Check nan handling in aggregation

delgadom opened this issue · 4 comments

Proposed spec:

For a given region to be aggregated:

  • If there are no NaNs in a region, you're good. Just aggregate the data.
  • If a NaN is present in a region, but the region is not entirely NaNs, then make sure to not drop any weight, but to aggregate the data in the region using the weight in the non-nan pixels
  • If an entire region is NaN, the output should be NaN

Note that no interpolation is done in time, space, or any other dimensions with these tools

This should be tested in the output

@atrisovic @andyhultgren here is the proposed NaN handling spec. Does this seem right?

@delgadom @atrisovic Yes this is right. Here is the full set of NaN conditions:

    1) defaults to area weights when user-defined weights are
        missing/zero for an entire adm polygon
    2) maintains NaN gridcell values (in climate data) instead of defaulting 
        to zero
    3) reweights around NaN gridcells in climate data when aggregating spatially
        (only outputs NaN value per region-day if all pixels are missing)
    4) assigns NaN values in climate data to a given unit of temporal aggregation
        (month or year) if any day has a NaN value

For example, our transforms of the climate data are structured to pass NaNs through like this:
my_poly = lambda x: x if np.isnan(x) else pow(x, term_val)
vfunc = np.vectorize(my_poly)
transdata = vfunc(raw_data)

And then when we spatially collapse gridcells to adm units, we take the weighted average while ignoring missing values (unless they are all missing for a given adm unit, in which case NaN is returned):
num = grp._get_numeric_data()
return num.multiply(num[weight_col], axis=0).sum() / num.notnull().astype('int').multiply(num[weight_col], axis=0).sum()

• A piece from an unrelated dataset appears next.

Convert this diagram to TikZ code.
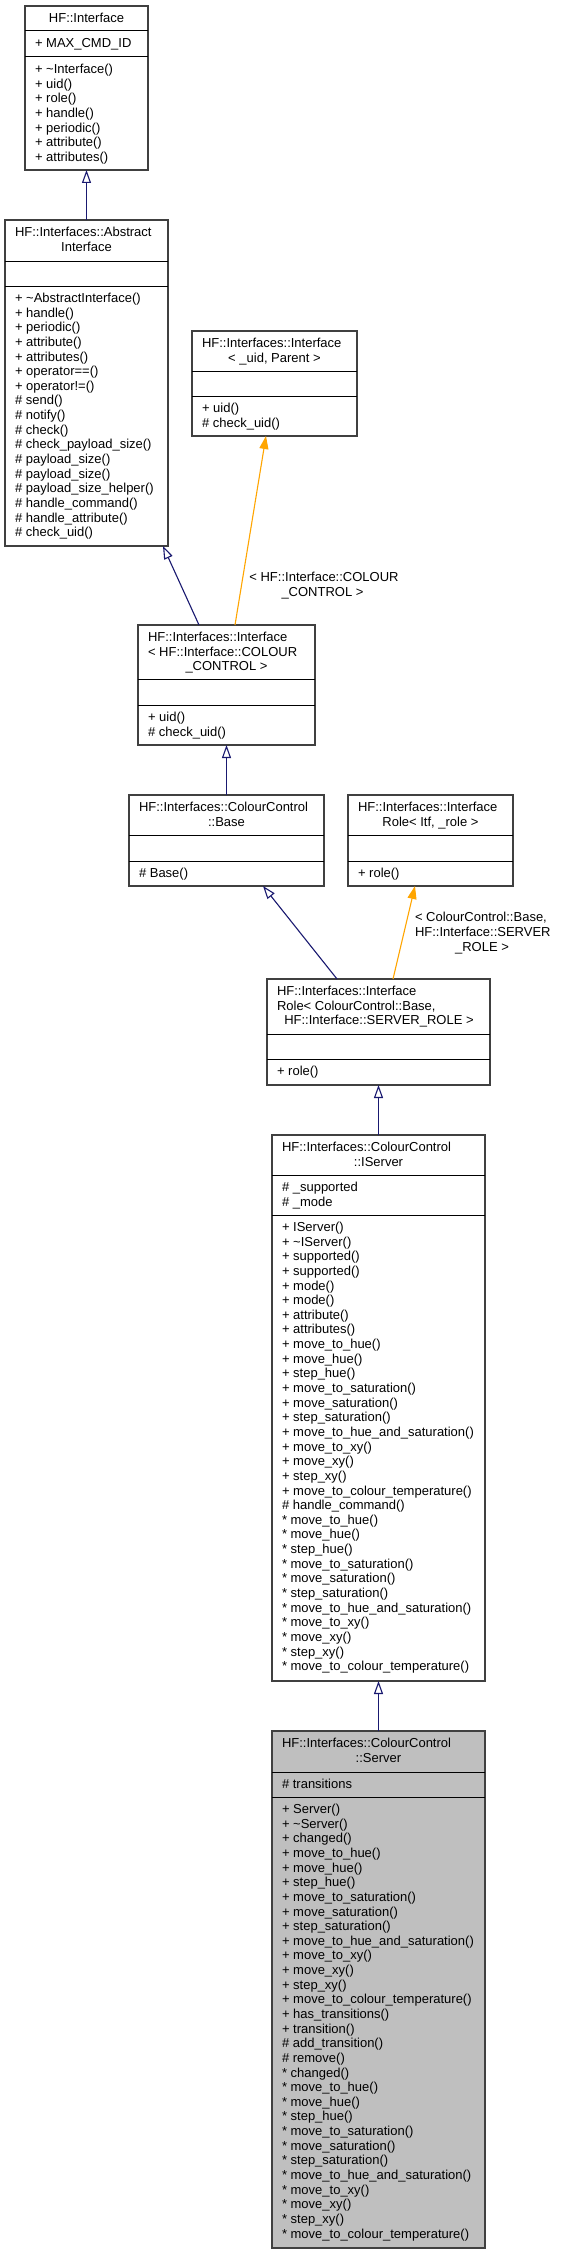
\documentclass[tikz,border=0pt]{standalone}
\usepackage{fontspec}
\setmainfont{Liberation Sans}
\usetikzlibrary{arrows.meta}
\definecolor{edgeblue}{HTML}{191970}
\definecolor{edgeorange}{HTML}{FFA500}
\definecolor{boxline}{HTML}{404040}
\definecolor{curfill}{HTML}{BFBFBF}
\newcounter{tn}
\tikzset{
 umlbox/.style={draw=boxline, line width=1.3pt, inner sep=0pt, outer sep=0pt},
 sepline/.style={draw=black, line width=1pt},
 txt/.style={inner sep=0pt, outer sep=0pt, font=\fontsize{13}{14.64}\selectfont, text=black},
 inh/.style={draw=edgeblue, line width=1.1pt, -{Triangle[open, length=13pt, width=9pt, fill=white]}},
 tmp/.style={draw=edgeorange, line width=1.1pt, -{Triangle[length=13pt, width=9pt]}},
}
\newcommand\classbox[8]{% name x1 x2 ytop sep1 sep2 ybot fill
  \node[umlbox, fill=#8, minimum width={(#3-#2)*1pt}, minimum height={(#7-#4)*1pt}] (#1) at ({(#2+#3)/2},{(#4+#7)/2}) {};
  \draw[sepline] (#2,#5) -- (#3,#5);
  \draw[sepline] (#2,#6) -- (#3,#6);
}
\newcommand\ttlL[3]{\stepcounter{tn}\node[txt, anchor=base west] (t\arabic{tn}) at (#1,#2) {#3};}
\newcommand\ttlC[3]{\stepcounter{tn}\node[txt, anchor=base] (t\arabic{tn}) at (#1,#2) {#3};}
\newcommand\memberlist[3]{%
  \foreach \mtext [count=\mi from 0] in {#3} {\stepcounter{tn}\node[txt, anchor=base west] (t\arabic{tn}) at ({#1+10}, {#2+16.5+\mi*14.64}) {\mtext};}}
\begin{document}
\begin{tikzpicture}[x=1pt,y=-1pt]
\fill[white] (0,0) rectangle (561,2253);
\useasboundingbox (0,0) rectangle (561,2253);

% HF::Interface
\classbox{iface}{25}{148}{6}{31}{57}{170}{white}
\ttlC{86.5}{22.5}{HF::Interface}
\memberlist{25}{31}{+ MAX\_CMD\_ID}
\memberlist{25}{57}{+ \textasciitilde Interface(), + uid(), + role(), + handle(), + periodic(), + attribute(), + attributes()}

% AbstractInterface
\classbox{abs}{5}{168}{220}{261}{286}{546}{white}
\ttlL{15}{236.5}{HF::Interfaces::Abstract}
\ttlC{86.5}{251.14}{Interface}
\memberlist{5}{286}{+ \textasciitilde AbstractInterface(), + handle(), + periodic(), + attribute(), + attributes(), + operator==(), + operator!=(), \# send(), \# notify(), \# check(), \# check\_payload\_size(), \# payload\_size(), \# payload\_size(), \# payload\_size\_helper(), \# handle\_command(), \# handle\_attribute(), \# check\_uid()}

% Interface< _uid, Parent >
\classbox{tmpl}{192}{357}{331}{371}{396}{436}{white}
\ttlL{202}{347.5}{HF::Interfaces::Interface}
\ttlC{274.5}{362.14}{< \_uid, Parent >}
\memberlist{192}{396}{+ uid(), \# check\_uid()}

% Interface< COLOUR_CONTROL >
\classbox{ifcc}{138}{315}{625}{679}{705}{745}{white}
\ttlL{148}{641.5}{HF::Interfaces::Interface}
\ttlL{148}{656.14}{< HF::Interface::COLOUR}
\ttlC{226.5}{670.78}{\_CONTROL >}
\memberlist{138}{705}{+ uid(), \# check\_uid()}

% ColourControl::Base
\classbox{base}{129}{324}{795}{835}{861}{886}{white}
\ttlL{139}{811.5}{HF::Interfaces::ColourControl}
\ttlC{226.5}{826.14}{::Base}
\memberlist{129}{861}{\# Base()}

% InterfaceRole< Itf, _role >
\classbox{roletmpl}{348}{513}{795}{835}{861}{886}{white}
\ttlL{358}{811.5}{HF::Interfaces::Interface}
\ttlC{430.5}{826.14}{Role< Itf, \_role >}
\memberlist{348}{861}{+ role()}

% InterfaceRole< ColourControl::Base, SERVER_ROLE >
\classbox{role}{267}{490}{979}{1034}{1059}{1085}{white}
\ttlL{277}{995.5}{HF::Interfaces::Interface}
\ttlL{277}{1010.14}{Role< ColourControl::Base,}
\ttlC{379}{1024.78}{HF::Interface::SERVER\_ROLE >}
\memberlist{267}{1059}{+ role()}

% ColourControl::IServer
\classbox{iserver}{272}{485}{1135}{1175}{1215}{1681}{white}
\ttlL{282}{1151.5}{HF::Interfaces::ColourControl}
\ttlC{378.5}{1166.14}{::IServer}
\memberlist{272}{1175}{\# \_supported, \# \_mode}
\memberlist{272}{1215}{+ IServer(), + \textasciitilde IServer(), + supported(), + supported(), + mode(), + mode(), + attribute(), + attributes(), + move\_to\_hue(), + move\_hue(), + step\_hue(), + move\_to\_saturation(), + move\_saturation(), + step\_saturation(), + move\_to\_hue\_and\_saturation(), + move\_to\_xy(), + move\_xy(), + step\_xy(), + move\_to\_colour\_temperature(), \# handle\_command(), * move\_to\_hue(), * move\_hue(), * step\_hue(), * move\_to\_saturation(), * move\_saturation(), * step\_saturation(), * move\_to\_hue\_and\_saturation(), * move\_to\_xy(), * move\_xy(), * step\_xy(), * move\_to\_colour\_temperature()}

% ColourControl::Server
\classbox{server}{272}{485}{1731}{1772}{1797}{2248}{curfill}
\ttlL{282}{1747.5}{HF::Interfaces::ColourControl}
\ttlC{378.5}{1762.14}{::Server}
\memberlist{272}{1772}{\# transitions}
\memberlist{272}{1797}{+ Server(), + \textasciitilde Server(), + changed(), + move\_to\_hue(), + move\_hue(), + step\_hue(), + move\_to\_saturation(), + move\_saturation(), + step\_saturation(), + move\_to\_hue\_and\_saturation(), + move\_to\_xy(), + move\_xy(), + step\_xy(), + move\_to\_colour\_temperature(), + has\_transitions(), + transition(), \# add\_transition(), \# remove(), * changed(), * move\_to\_hue(), * move\_hue(), * step\_hue(), * move\_to\_saturation(), * move\_saturation(), * step\_saturation(), * move\_to\_hue\_and\_saturation(), * move\_to\_xy(), * move\_xy(), * step\_xy(), * move\_to\_colour\_temperature()}

% connectors
\draw[inh] (abs.north) -- (iface.south);
\draw[inh] ([xshift=61pt]ifcc.north west) -- ([xshift=158pt]abs.south west);
\draw[tmp] ([xshift=97pt]ifcc.north west) -- ([xshift=74pt]tmpl.south west);
\draw[inh] (base.north) -- (ifcc.south);
\draw[inh] ([xshift=70pt]role.north west) -- ([xshift=134pt]base.south west);
\draw[tmp] ([xshift=126pt]role.north west) -- ([xshift=67pt]roletmpl.south west);
\draw[inh] (iserver.north) -- (role.south);
\draw[inh] (server.north) -- (iserver.south);

% edge labels
\ttlC{324}{581.5}{< HF::Interface::COLOUR}
\ttlC{322.5}{596}{\_CONTROL >}
\ttlL{415}{921}{< ColourControl::Base,}
\ttlL{415}{936}{HF::Interface::SERVER}
\ttlC{482}{951}{\_ROLE >}
\end{tikzpicture}
\end{document}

However when aggregating over time (for an adm unit) if e.g. one day has missing data for the entire adm unit, then the temporally-aggregated output (say a month containing that day) is also reported as missing. As in:
return grp.sum(skipna=False, axis=1)

All of these code snippets are from the master branch of the merge_transform_average.py script.

@andyhultgren thanks! You're absolutely right - @atrisovic the aggregation math in aggregations.py line 92 does need to be changed:

    weighted = xr.Dataset({
        variable: (
            (
                (ds[variable]*ds[aggwt])
                .groupby(agglev)
                .sum(dim='reshape_index')) /
            (
                ds[aggwt]
                .groupby(agglev)
                .sum(dim='reshape_index')))})

should be

    weighted = xr.Dataset({
        variable: (
            (
                (ds[variable]*ds[aggwt])
                .groupby(agglev)
                .sum(dim='reshape_index')) /
            (
                ds[aggwt]
                .where(ds[variable].notnull())
                .groupby(agglev)
                .sum(dim='reshape_index')))})

also @andyhultgren, sorry for the nitpicky off-topic point, but just so you know np.vectorize is super slow compared with using actual vector math operations. It's essentially just a for-loop, so this is a pure python cell-wise operation:

my_poly = lambda x: x if np.isnan(x) else pow(x, term_val)
vfunc = np.vectorize(my_poly)
transdata = vfunc(raw_data)

You'd see major speedups with something like this:

transdata = np.where(np.isinan(raw_data), raw_data, raw_data ** term_val)

Although exponentiation does preserve nans, so this doesn't actually do anything and could be written:

transdata = raw_data ** term_val

Oh and to completely respond - the aggregation code only aggregates in space - aggregation in time is defined in each transformation. mortality polynomials preserve daily resolution, Ag GDD/KDDs sum to the month, and energy is annual. We'll make sure the transformations fit the current spec, but just so you know this will ultimately be up to the user to make sure the transformations are done right.